I'm a 38 year old male married to a 44 year old woman. We have been together for about 21 years, married for 19 years.

I'm looking for somewhere to share some experiences to see if I really am losing my mind about things or if I am correct in my assumptions and beliefs. Also maybe some advice on what to do if I am right, or what I should do of Im wrong. Im open to the idea that I might be wrong about things.

With that said, I tried to post in a focused topic forum, but dont have permission. Not sure if I have to post here to be allowed access first or not.

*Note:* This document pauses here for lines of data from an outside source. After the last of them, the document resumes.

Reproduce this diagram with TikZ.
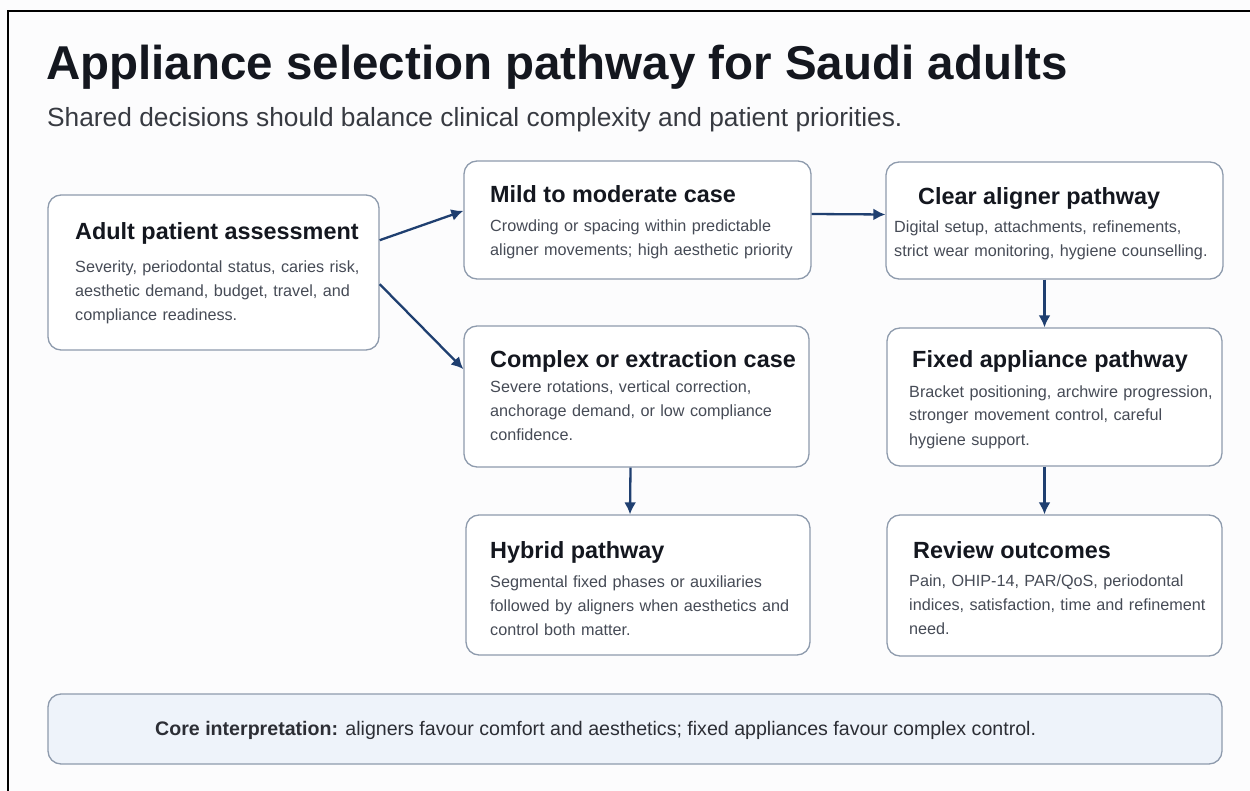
\documentclass[tikz,border=0pt]{standalone}
\usepackage{fontspec}
\setmainfont{Liberation Sans}
\usepackage{tikz}
\usetikzlibrary{arrows.meta}

\definecolor{ink}{HTML}{14171F}
\definecolor{bodyink}{HTML}{464B56}
\definecolor{boxline}{HTML}{8E9BAD}
\definecolor{navy}{HTML}{1F3F70}
\definecolor{page}{HTML}{FCFCFD}
\definecolor{band}{HTML}{EEF3FA}

\begin{document}
\begin{tikzpicture}[x=1pt,y=-1pt,
  box/.style={draw=boxline, line width=1.3pt, rounded corners=13pt, fill=white, inner sep=0pt},
  head/.style={anchor=base west, inner sep=0pt, text=ink, font=\fontsize{23.4}{27}\selectfont\bfseries},
  body/.style={anchor=base west, inner sep=0pt, text=bodyink, text width=340pt, align=left,
    font=\fontsize{16.2}{24}\selectfont},
  link/.style={navy, line width=2.3pt, -{Latex[length=12pt,width=12pt]}}]
% page and frame
\fill[page] (0,0) rectangle (1250,791);
\useasboundingbox (0,0) rectangle (1250,791);
\draw[black, line width=1.5pt] (8,791) -- (8,11) -- (1250,11);
%
\node[anchor=base west, inner sep=0pt, text=ink, font=\fontsize{47.5}{52}\selectfont\bfseries]
  (title) at (46,80) {Appliance selection pathway for Saudi adults};
\node[anchor=base west, inner sep=0pt, text=ink!85, font=\fontsize{26.3}{30}\selectfont]
  (subtitle) at (47,127) {Shared decisions should balance clinical complexity and patient priorities.};
%
% boxes
\node[box, minimum width=331pt, minimum height=155pt] (assess) at (213.5,272.5) {};
\node[box, minimum width=347pt, minimum height=118pt] (mild) at (637.5,220) {};
\node[box, minimum width=337pt, minimum height=117pt] (clear) at (1054.5,220.5) {};
\node[box, minimum width=345pt, minimum height=141pt] (complex) at (636.5,396.5) {};
\node[box, minimum width=335pt, minimum height=138pt] (fixed) at (1054.5,397) {};
\node[box, minimum width=344pt, minimum height=140pt] (hybrid) at (638,585) {};
\node[box, minimum width=335pt, minimum height=141pt] (review) at (1054.5,585.5) {};
%
% box texts
\node[head] (assess-t) at (75,240) {Adult patient assessment};
\node[body] (assess-b) at (75,273) {Severity, periodontal status, caries risk,\\
  aesthetic demand, budget, travel, and\\ compliance readiness.};
\node[head] (mild-t) at (490,203) {Mild to moderate case};
\node[body] (mild-b) at (490,232) {Crowding or spacing within predictable\\
  aligner movements; high aesthetic priority};
\node[head] (clear-t) at (918,205) {Clear aligner pathway};
\node[body] (clear-b) at (894,233) {Digital setup, attachments, refinements,\\
  strict wear monitoring, hygiene counselling.};
\node[head] (complex-t) at (490,367) {Complex or extraction case};
\node[body] (complex-b) at (490,392) {Severe rotations, vertical correction,\\
  anchorage demand, or low compliance\\ confidence.};
\node[head] (fixed-t) at (912,367) {Fixed appliance pathway};
\node[body] (fixed-b) at (909,397) {Bracket positioning, archwire progression,\\
  stronger movement control, careful\\ hygiene support.};
\node[head] (hybrid-t) at (490,558) {Hybrid pathway};
\node[body] (hybrid-b) at (490,587) {Segmental fixed phases or auxiliaries\\
  followed by aligners when aesthetics and\\ control both matter.};
\node[head] (review-t) at (913,558) {Review outcomes};
\node[body] (review-b) at (909,586) {Pain, OHIP-14, PAR/QoS, periodontal\\
  indices, satisfaction, time and refinement\\ need.};
%
% arrows
\draw[link] (assess.11) -- (mild.177);
\draw[link] (assess.-4) -- (complex.171);
\draw[link] ([yshift=6pt]mild.east) -- ([yshift=6pt]clear.west);
\draw[link] ([xshift=-10pt]clear.south) -- ([xshift=-10pt]fixed.north);
\draw[link] ([xshift=-6pt]complex.south) -- ([xshift=-8pt]hybrid.north);
\draw[link] ([xshift=-10pt]fixed.south) -- ([xshift=-10pt]review.north);
%
% bottom note
\node[box, fill=band, minimum width=1174pt, minimum height=70pt] (core) at (635,729) {};
\node[anchor=base west, inner sep=0pt, text=ink!90, font=\fontsize{19.6}{23}\selectfont]
  (core-t) at (155,735) {\textbf{Core interpretation:} aligners favour comfort and aesthetics; fixed appliances favour complex control.};
\end{tikzpicture}
\end{document}
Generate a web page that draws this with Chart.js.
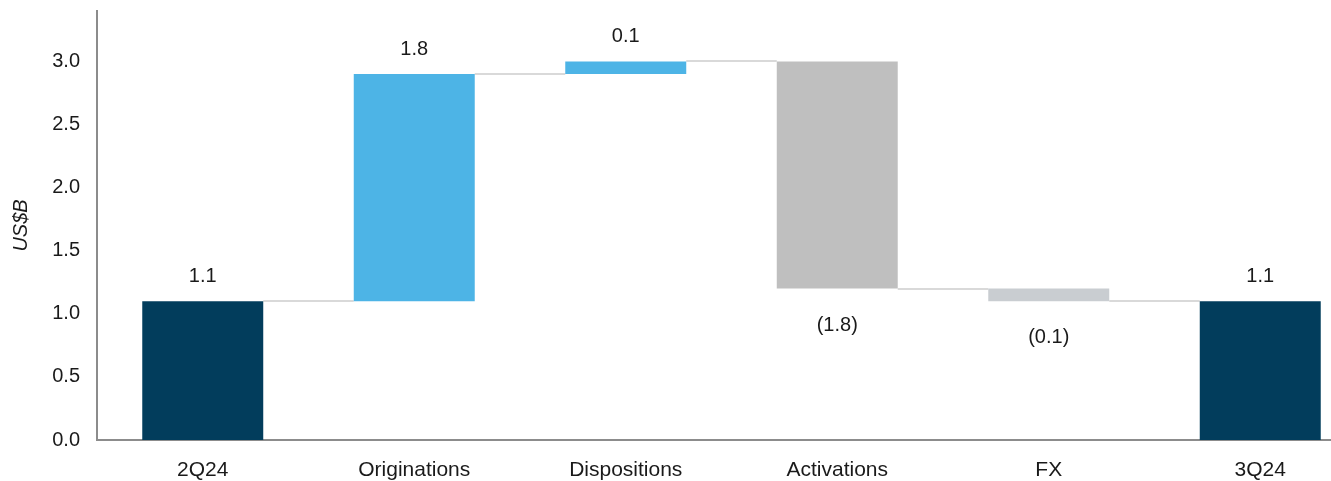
<!DOCTYPE html>
<html>
<head>
<meta charset="utf-8">
<script src="https://cdn.jsdelivr.net/npm/chart.js@4.4.1/dist/chart.umd.min.js"></script>
<style>
html,body{margin:0;padding:0;background:#fff;overflow:hidden;width:1331px;height:481px;}
#wrap{position:absolute;left:0;top:0;width:1366px;height:481px;}
</style>
</head>
<body>
<div id="wrap"><canvas id="c" width="1366" height="481"></canvas></div>
<script>
// ---- data ----
const categories = ["2Q24", "Originations", "Dispositions", "Activations", "FX", "3Q24"];
const barStart = [0, 1.1, 2.9, 3.0, 1.2, 0];
const barEnd = [1.1, 2.9, 3.0, 1.2, 1.1, 1.1];
const valueLabels = ["1.1", "1.8", "0.1", "(1.8)", "(0.1)", "1.1"];
const barColors = ["#023D5C", "#4DB4E6", "#4DB4E6", "#BFBFBF", "#C9CDD1", "#023D5C"];
const yTicks = [0, 0.5, 1.0, 1.5, 2.0, 2.5, 3.0];
const yAxisTitle = "US$B";

const FONT = "'Liberation Sans', Arial, sans-serif";
const FS = 20;

const overlay = {
  id: "overlay",
  beforeDatasetsDraw(chart) {
    const ctx = chart.ctx;
    const meta = chart.getDatasetMeta(0);
    const y = chart.scales.y;
    ctx.save();
    ctx.strokeStyle = "#D9D9D9";
    ctx.lineWidth = 2;
    for (let i = 0; i < categories.length - 1; i++) {
      const a = meta.data[i], b = meta.data[i + 1];
      const py = Math.round(y.getPixelForValue(barEnd[i]));
      ctx.beginPath();
      ctx.moveTo(a.x + a.width / 2, py);
      ctx.lineTo(b.x - b.width / 2, py);
      ctx.stroke();
    }
    ctx.restore();
  },
  afterDatasetsDraw(chart) {
    const ctx = chart.ctx;
    const meta = chart.getDatasetMeta(0);
    const y = chart.scales.y;
    ctx.save();
    ctx.font = FS + "px " + FONT;
    ctx.fillStyle = "#1a1a1a";
    ctx.textAlign = "center";
    ctx.textBaseline = "middle";
    for (let i = 0; i < categories.length; i++) {
      const el = meta.data[i];
      const top = y.getPixelForValue(Math.max(barStart[i], barEnd[i]));
      const bot = y.getPixelForValue(Math.min(barStart[i], barEnd[i]));
      const neg = barEnd[i] < barStart[i];
      const py = neg ? bot + 36.5 : top - 25;
      ctx.fillText(valueLabels[i], el.x, py);
    }
    ctx.restore();
  }
};

new Chart(document.getElementById("c"), {
  type: "bar",
  data: {
    labels: categories,
    datasets: [{
      data: categories.map((c, i) => [barStart[i], barEnd[i]]),
      backgroundColor: barColors,
      borderWidth: 0,
      barPercentage: 0.572,
      categoryPercentage: 1.0
    }]
  },
  options: {
    responsive: false,
    animation: false,
    layout: { padding: { top: 11, right: 0, left: 0, bottom: 0 } },
    plugins: { legend: { display: false }, tooltip: { enabled: false } },
    scales: {
      x: {
        grid: { display: false, drawTicks: false },
        border: { display: true, color: "#8C8C8C", width: 2 },
        ticks: { color: "#1a1a1a", font: { family: FONT, size: 21 }, padding: 18, maxRotation: 0, autoSkip: false },
        afterFit(s) { s.height = 41; s.paddingLeft = 0; s.paddingRight = 0; }
      },
      y: {
        min: 0,
        max: 3.4,
        grid: { display: false, drawTicks: false },
        border: { display: true, color: "#8C8C8C", width: 2 },
        afterBuildTicks(s) { s.ticks = yTicks.map(v => ({ value: v })); },
        ticks: {
          color: "#1a1a1a",
          font: { family: FONT, size: FS },
          padding: 17,
          callback: v => Number(v).toFixed(1)
        },
        title: {
          display: true,
          text: yAxisTitle,
          color: "#1a1a1a",
          font: { family: FONT, size: FS, style: "italic" },
          padding: { top: 9, bottom: 0 }
        },
        afterFit(s) { s.width = 97; s.paddingTop = 0; s.paddingBottom = 0; }
      }
    }
  },
  plugins: [overlay]
});
</script>
</body>
</html>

If I dont get access after an introduction, how do I get access? Do I need to do something first? Or is it a paid only option for focused topics?

Thanks for having me.


----------



## Andy1001 (Jun 29, 2016)

xturtletoex said:


> Hello,
> 
> I'm a 38 year old male married to a 44 year old woman. We have been together for about 21 years, married for 19 years.
> 
> ...


Give it a little while and you will be able to post on all the forums. 
I’m curious as to why a twenty three year old woman was dating a seventeen year old boy.


----------



## Spicy (Jun 18, 2016)

Welcome! You can feel free to post your situation in this thread if you don’t want to wait.


----------



## arbitrator (Feb 13, 2012)

xturtletoex said:


> Hello,
> 
> I'm a 38 year old male married to a 44 year old woman. We have been together for about 21 years, married for 19 years.
> 
> ...


* @EleGirl ~ can you facilitate this gentleman?*


----------



## anchorwatch (Mar 5, 2012)

Welcome. Take a deep breath and put your situation in words


----------



## EleGirl (Dec 3, 2011)

xturtletoex said:


> Hello,
> 
> I'm a 38 year old male married to a 44 year old woman. We have been together for about 21 years, married for 19 years.
> 
> ...


A new member has to post in this forum first. Then after a few minutes the forum software gives a new user permission to post in any of the other forums. This is done to stop spam bots from posting their spam.

You should be able to post on any of the forums now.


----------